===== Stored data

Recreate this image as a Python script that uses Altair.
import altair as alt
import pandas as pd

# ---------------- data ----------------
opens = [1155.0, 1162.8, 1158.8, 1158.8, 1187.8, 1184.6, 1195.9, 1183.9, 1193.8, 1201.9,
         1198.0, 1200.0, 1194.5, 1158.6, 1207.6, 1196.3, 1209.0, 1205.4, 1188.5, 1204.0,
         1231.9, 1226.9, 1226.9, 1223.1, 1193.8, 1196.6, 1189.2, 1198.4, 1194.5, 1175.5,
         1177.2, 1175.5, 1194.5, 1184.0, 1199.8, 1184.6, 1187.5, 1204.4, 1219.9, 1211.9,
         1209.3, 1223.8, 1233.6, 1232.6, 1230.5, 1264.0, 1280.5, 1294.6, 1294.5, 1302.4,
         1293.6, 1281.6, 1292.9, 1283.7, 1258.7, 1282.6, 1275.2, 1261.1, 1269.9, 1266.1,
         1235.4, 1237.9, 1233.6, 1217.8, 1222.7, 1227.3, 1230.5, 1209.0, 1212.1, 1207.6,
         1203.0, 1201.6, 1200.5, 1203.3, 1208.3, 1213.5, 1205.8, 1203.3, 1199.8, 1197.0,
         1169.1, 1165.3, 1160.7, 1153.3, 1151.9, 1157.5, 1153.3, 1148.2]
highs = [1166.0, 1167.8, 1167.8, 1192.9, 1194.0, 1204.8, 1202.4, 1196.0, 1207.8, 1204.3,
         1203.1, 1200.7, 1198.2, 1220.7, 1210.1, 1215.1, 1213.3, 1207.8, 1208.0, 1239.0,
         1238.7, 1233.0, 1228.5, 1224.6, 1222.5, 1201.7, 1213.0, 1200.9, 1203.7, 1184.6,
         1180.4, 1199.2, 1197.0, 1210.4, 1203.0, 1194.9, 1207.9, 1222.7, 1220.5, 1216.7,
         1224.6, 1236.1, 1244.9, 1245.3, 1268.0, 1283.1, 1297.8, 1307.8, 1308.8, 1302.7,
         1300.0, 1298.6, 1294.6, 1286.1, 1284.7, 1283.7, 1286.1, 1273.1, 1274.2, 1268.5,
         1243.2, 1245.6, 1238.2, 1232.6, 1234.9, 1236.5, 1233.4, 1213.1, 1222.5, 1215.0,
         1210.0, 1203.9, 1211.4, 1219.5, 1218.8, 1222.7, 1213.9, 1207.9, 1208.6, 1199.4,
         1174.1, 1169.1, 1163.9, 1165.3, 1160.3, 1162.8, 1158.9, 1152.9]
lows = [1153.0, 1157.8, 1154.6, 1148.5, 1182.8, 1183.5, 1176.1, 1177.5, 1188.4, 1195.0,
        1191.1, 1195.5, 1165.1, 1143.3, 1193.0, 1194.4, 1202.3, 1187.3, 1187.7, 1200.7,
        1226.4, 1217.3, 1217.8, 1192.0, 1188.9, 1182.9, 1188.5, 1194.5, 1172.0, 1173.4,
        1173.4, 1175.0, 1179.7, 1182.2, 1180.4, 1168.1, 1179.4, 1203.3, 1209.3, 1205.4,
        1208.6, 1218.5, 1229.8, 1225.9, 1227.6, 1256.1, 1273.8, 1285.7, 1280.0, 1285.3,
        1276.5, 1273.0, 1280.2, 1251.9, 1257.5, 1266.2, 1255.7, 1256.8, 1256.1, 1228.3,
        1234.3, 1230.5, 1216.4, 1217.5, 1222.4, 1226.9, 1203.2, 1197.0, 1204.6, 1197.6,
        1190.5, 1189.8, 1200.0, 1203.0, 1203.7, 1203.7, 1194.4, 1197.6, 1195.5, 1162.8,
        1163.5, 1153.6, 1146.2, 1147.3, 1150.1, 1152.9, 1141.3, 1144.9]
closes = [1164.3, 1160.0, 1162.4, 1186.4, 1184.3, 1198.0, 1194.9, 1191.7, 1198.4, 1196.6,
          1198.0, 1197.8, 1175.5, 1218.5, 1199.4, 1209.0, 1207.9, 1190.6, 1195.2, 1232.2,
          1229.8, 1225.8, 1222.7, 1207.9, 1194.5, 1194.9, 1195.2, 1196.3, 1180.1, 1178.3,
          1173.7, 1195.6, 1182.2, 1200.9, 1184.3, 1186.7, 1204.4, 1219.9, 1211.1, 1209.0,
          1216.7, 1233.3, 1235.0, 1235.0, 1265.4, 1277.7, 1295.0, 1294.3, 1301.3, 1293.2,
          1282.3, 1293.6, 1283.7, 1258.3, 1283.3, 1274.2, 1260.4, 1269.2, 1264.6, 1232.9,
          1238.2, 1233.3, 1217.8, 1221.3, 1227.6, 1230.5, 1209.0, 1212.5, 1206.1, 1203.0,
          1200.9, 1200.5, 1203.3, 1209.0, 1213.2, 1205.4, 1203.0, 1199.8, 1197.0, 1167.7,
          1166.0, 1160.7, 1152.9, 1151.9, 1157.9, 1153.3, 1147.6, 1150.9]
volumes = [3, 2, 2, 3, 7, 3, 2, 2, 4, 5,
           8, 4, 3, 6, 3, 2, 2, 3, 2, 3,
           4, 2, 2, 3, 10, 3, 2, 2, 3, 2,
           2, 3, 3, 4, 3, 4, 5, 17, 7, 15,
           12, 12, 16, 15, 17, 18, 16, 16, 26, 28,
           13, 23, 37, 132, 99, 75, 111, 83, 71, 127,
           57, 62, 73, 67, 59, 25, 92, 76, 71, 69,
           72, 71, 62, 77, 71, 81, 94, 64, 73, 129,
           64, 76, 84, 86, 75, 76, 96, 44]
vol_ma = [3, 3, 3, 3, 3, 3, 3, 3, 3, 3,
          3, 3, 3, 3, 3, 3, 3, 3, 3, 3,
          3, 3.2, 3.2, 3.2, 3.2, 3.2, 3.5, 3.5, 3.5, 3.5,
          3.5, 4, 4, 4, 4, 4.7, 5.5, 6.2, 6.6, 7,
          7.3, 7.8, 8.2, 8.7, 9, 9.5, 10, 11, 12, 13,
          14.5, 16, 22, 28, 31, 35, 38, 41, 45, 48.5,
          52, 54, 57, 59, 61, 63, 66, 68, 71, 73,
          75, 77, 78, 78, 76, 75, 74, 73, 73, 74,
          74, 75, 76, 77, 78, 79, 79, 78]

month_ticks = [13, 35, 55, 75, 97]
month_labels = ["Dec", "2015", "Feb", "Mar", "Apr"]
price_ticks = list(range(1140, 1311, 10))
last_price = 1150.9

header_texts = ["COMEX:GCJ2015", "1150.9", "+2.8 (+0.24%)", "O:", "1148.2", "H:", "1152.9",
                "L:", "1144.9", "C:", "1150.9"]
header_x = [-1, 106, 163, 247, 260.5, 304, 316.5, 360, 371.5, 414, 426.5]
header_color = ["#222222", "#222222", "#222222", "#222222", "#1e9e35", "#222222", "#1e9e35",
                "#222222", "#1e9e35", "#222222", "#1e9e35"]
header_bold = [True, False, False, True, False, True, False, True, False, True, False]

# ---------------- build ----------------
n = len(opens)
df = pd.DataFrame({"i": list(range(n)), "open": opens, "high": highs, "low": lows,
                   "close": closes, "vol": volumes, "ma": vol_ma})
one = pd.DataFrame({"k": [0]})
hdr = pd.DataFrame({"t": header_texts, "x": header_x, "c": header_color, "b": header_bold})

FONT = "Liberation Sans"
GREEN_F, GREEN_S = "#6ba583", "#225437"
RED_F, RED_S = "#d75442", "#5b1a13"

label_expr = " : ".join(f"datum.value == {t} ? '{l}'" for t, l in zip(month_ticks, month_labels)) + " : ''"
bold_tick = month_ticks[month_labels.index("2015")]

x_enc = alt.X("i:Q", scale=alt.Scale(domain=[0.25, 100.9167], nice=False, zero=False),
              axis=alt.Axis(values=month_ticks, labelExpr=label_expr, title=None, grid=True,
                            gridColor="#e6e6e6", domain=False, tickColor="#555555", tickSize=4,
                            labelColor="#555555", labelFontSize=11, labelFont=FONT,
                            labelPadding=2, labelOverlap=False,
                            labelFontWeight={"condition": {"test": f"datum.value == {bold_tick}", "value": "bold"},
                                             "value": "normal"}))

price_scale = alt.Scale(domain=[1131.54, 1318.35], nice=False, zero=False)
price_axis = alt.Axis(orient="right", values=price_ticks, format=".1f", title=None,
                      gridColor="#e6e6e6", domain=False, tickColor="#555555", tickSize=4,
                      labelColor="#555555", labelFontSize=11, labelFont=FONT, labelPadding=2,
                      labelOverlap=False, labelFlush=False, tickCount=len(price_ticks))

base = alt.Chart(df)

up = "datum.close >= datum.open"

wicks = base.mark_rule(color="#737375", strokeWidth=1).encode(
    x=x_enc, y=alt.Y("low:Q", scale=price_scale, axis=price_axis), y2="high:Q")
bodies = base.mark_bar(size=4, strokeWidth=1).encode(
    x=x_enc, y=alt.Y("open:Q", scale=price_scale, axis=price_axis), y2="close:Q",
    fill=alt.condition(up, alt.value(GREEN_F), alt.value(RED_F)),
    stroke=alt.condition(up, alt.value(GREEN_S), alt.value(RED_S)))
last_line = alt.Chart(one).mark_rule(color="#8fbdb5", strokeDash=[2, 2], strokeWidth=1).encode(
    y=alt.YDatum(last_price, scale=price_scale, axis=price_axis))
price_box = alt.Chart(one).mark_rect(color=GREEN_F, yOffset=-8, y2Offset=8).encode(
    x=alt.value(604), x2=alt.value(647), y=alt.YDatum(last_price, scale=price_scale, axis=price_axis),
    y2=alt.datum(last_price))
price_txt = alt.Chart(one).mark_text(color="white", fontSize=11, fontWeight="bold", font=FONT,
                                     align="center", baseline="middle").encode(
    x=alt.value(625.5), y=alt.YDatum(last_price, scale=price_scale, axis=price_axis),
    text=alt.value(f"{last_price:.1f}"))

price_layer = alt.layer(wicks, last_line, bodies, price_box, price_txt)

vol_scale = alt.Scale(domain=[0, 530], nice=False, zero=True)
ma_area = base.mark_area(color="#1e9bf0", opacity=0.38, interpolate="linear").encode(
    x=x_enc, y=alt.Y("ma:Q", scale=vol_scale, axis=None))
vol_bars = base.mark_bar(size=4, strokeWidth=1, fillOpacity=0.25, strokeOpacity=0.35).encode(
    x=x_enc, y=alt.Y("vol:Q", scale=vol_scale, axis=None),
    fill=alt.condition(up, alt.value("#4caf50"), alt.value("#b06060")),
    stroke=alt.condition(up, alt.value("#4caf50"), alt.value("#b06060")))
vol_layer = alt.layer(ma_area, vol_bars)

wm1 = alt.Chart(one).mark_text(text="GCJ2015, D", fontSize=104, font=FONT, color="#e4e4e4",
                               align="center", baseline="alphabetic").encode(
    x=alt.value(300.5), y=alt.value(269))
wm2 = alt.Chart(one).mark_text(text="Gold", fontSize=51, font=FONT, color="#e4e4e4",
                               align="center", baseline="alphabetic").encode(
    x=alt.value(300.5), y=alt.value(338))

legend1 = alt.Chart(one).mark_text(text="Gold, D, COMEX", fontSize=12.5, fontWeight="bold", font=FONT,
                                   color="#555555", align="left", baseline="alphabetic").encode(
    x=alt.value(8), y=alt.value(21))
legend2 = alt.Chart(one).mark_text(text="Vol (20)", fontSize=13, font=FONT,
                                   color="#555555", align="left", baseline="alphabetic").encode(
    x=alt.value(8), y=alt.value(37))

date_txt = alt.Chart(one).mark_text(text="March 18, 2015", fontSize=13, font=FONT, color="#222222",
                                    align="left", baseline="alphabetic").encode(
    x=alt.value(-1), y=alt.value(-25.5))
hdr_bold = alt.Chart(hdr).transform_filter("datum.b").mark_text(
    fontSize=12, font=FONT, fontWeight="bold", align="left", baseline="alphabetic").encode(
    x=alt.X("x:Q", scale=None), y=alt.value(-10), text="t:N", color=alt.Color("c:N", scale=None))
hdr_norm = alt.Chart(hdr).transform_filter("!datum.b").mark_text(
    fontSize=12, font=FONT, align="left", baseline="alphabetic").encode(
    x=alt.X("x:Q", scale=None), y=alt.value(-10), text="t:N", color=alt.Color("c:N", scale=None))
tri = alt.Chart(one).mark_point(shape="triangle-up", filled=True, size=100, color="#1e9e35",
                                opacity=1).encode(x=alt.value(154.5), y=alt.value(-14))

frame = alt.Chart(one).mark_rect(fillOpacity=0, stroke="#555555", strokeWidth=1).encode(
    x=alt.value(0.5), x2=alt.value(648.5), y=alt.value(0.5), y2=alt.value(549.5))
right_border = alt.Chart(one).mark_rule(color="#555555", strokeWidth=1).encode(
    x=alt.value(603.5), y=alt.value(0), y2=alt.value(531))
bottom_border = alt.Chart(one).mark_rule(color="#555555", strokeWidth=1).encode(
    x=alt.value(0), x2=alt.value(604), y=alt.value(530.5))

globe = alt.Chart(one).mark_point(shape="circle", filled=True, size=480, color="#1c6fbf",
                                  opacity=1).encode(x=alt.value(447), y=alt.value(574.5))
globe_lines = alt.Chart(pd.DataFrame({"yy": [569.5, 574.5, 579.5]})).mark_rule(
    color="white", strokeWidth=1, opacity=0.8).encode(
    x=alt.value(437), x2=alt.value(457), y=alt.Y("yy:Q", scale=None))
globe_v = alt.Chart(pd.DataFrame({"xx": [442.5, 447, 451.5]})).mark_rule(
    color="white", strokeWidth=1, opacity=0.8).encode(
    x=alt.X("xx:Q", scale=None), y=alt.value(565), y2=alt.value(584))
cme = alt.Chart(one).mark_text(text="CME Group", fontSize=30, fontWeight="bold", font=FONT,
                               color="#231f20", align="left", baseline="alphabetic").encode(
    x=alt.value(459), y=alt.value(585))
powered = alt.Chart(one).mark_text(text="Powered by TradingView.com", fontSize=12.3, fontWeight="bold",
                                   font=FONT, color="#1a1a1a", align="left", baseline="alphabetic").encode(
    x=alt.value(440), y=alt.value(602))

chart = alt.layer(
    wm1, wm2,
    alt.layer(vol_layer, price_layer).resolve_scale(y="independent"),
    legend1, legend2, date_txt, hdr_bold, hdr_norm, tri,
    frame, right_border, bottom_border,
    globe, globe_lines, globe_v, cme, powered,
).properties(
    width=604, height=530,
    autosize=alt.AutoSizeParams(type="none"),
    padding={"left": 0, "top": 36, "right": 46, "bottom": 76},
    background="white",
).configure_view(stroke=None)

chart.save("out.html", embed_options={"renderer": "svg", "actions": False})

==========

* Short problem: Please give an exact restatement of only the lines from the beginning of the material above to the line with "import pandas as pd", inclusive.

* Response for this exercise:
Recreate this image as a Python script that uses Altair.
import altair as alt
import pandas as pd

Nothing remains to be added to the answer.